Necessity for accurate uncertainty quantification (epistemic, distributional shift).
Conservatism that, if miscalibrated, can compromise performance by excessively restricting policy exploration.
In some methods, theoretical guarantees are asymptotic or probabilistic, and tuning pessimism parameters (e.g., $\beta, \delta$ ) remains domain-dependent.

6. Cross-Domain Generalizations and Extensions

The unifying theme across these patterns is that pessimistic auxiliary policies formalize robust or conservative learning by augmenting the environment, the optimization algorithm, or the evaluation metric with surrogates that inject credible worst-case (or at least non-optimistic) information. This is achieved via:

Surrogate data-augmentation (e.g., constant lower-bound lies in BO).
Adversarial min–max policy optimization.
Lower confidence bounds from bootstrap or ensemble variance.
Conservative empirical process theory for function approximation and importance weighting.
Abstraction to robust or distributionally robust MDPs.

Extensions to stochastic auxiliary policies and alternative uncertainty estimators (e.g., dropout, Bayesian NNs) are noted as areas for future research (Zhang et al., 27 Feb 2026).
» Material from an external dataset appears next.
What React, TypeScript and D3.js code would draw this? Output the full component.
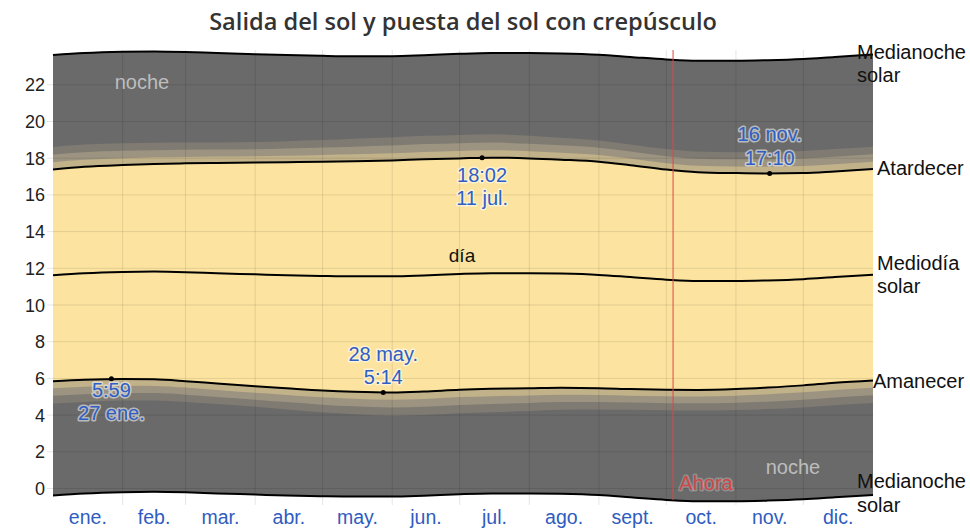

Further, explicit regret minimization under alternative divergences or Wasserstein balls, and adaptation to highly non-stationary or multi-agent settings, are plausible avenues of ongoing investigation.

Principal references: (Volk et al., 2024, Zhang et al., 27 Feb 2026, Gupta et al., 10 Mar 2025, Sun et al., 2024, Wang et al., 2024, Herremans et al., 2024, Zhang et al., 24 May 2025).